🤖 AI Summary
This work investigates the intrinsic mechanisms by which adversarial attacks circumvent safety alignment in large language models (LLMs). Focusing on the core safety behavior—refusing harmful requests—we introduce the novel concept of *representation independence*, distinguishing linear orthogonality from causal independence. Leveraging gradient-based representation engineering, directional intervention analysis, and concept cone modeling, we discover that the activation space contains multiple orthogonal, functionally independent, and mechanistically separable refusal subspaces, collectively forming a high-dimensional concept cone—contrary to the conventional assumption of a single refusal axis.
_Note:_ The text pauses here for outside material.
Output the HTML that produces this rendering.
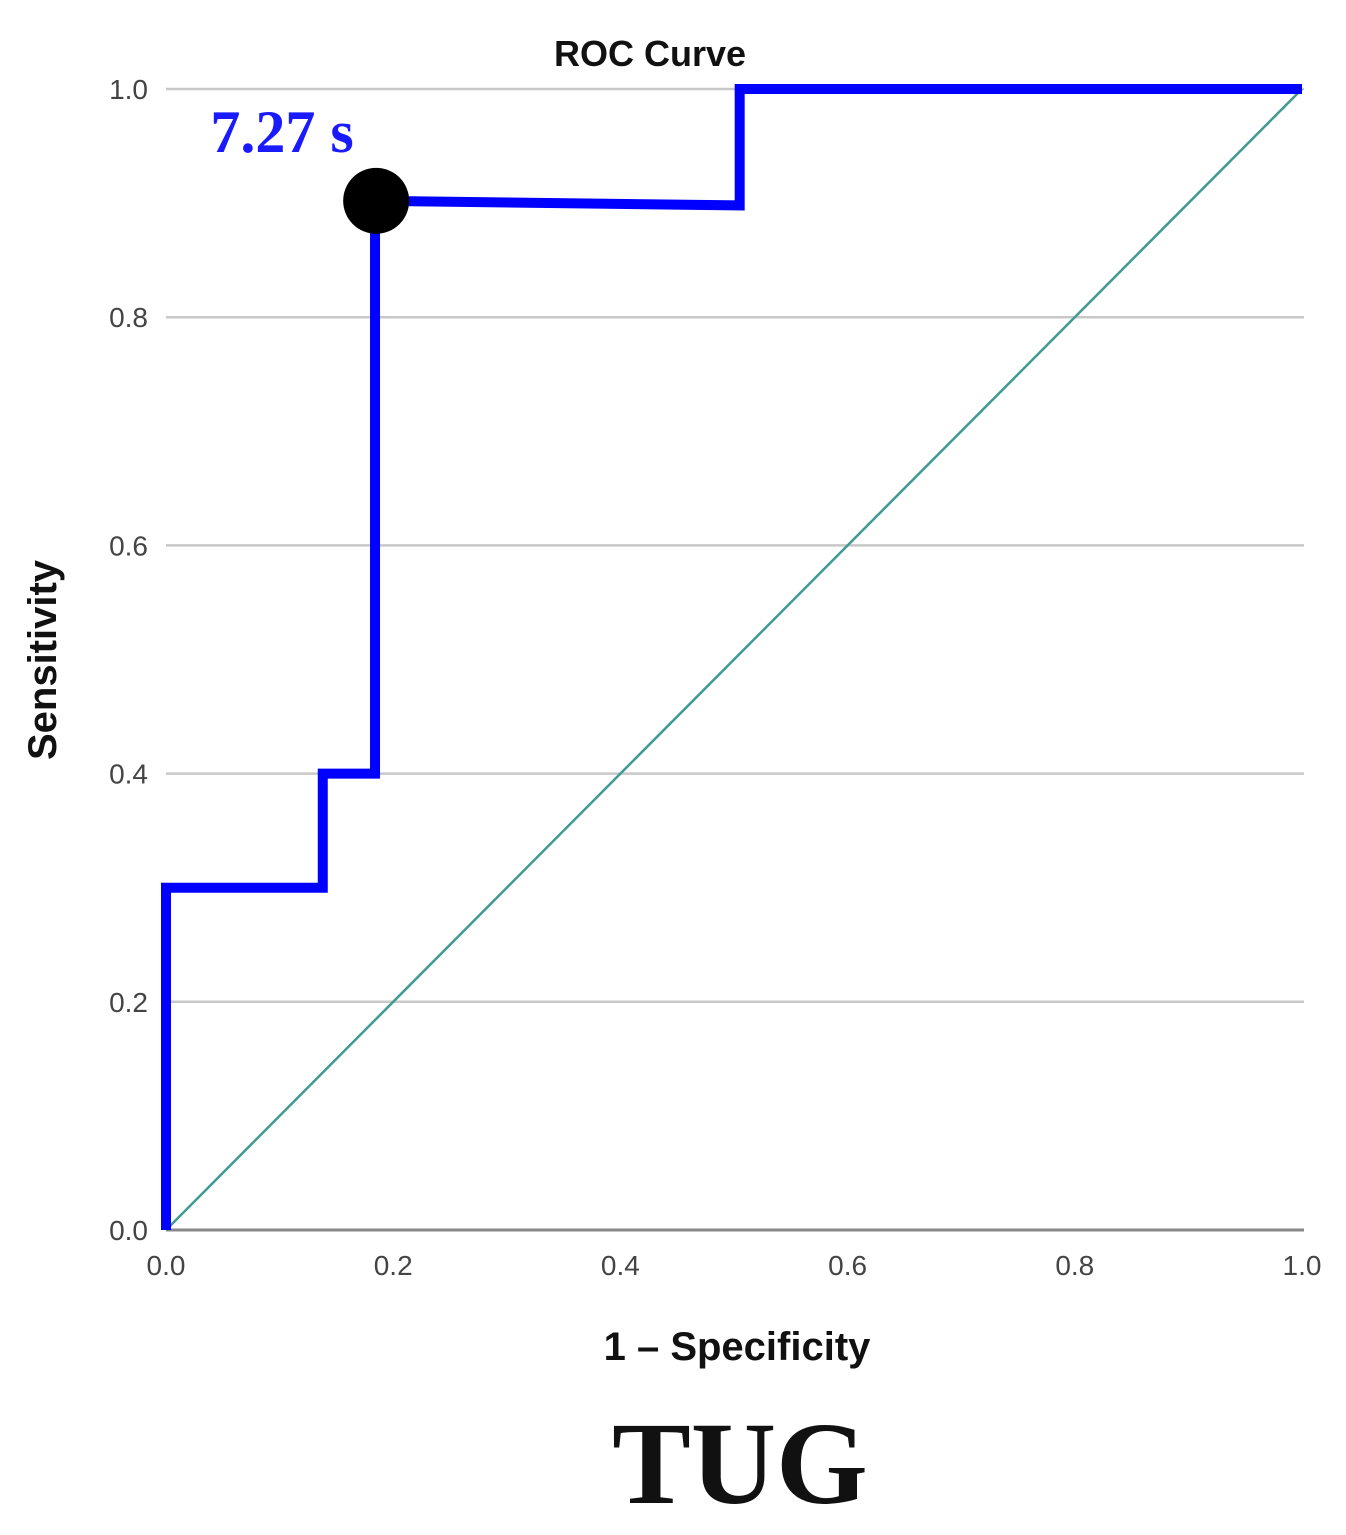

Empirical results demonstrate that LLM refusal emerges from the synergistic interplay of multiple distinct mechanisms; each refusal direction is both interpretable and intervenable. This work establishes the first geometrically grounded, decomposable, and intervenable mechanistic foundation for safety alignment in LLMs.
📝 Abstract
The safety alignment of large language models (LLMs) can be circumvented through adversarially crafted inputs, yet the mechanisms by which these attacks bypass safety barriers remain poorly understood. Prior work suggests that a single refusal direction in the model's activation space determines whether an LLM refuses a request. In this study, we propose a novel gradient-based approach to representation engineering and use it to identify refusal directions. Contrary to prior work, we uncover multiple independent directions and even multi-dimensional concept cones that mediate refusal. Moreover, we show that orthogonality alone does not imply independence under intervention, motivating the notion of representational independence that accounts for both linear and non-linear effects. Using this framework, we identify mechanistically independent refusal directions. We show that refusal mechanisms in LLMs are governed by complex spatial structures and identify functionally independent directions, confirming that multiple distinct mechanisms drive refusal behavior. Our gradient-based approach uncovers these mechanisms and can further serve as a foundation for future work on understanding LLMs.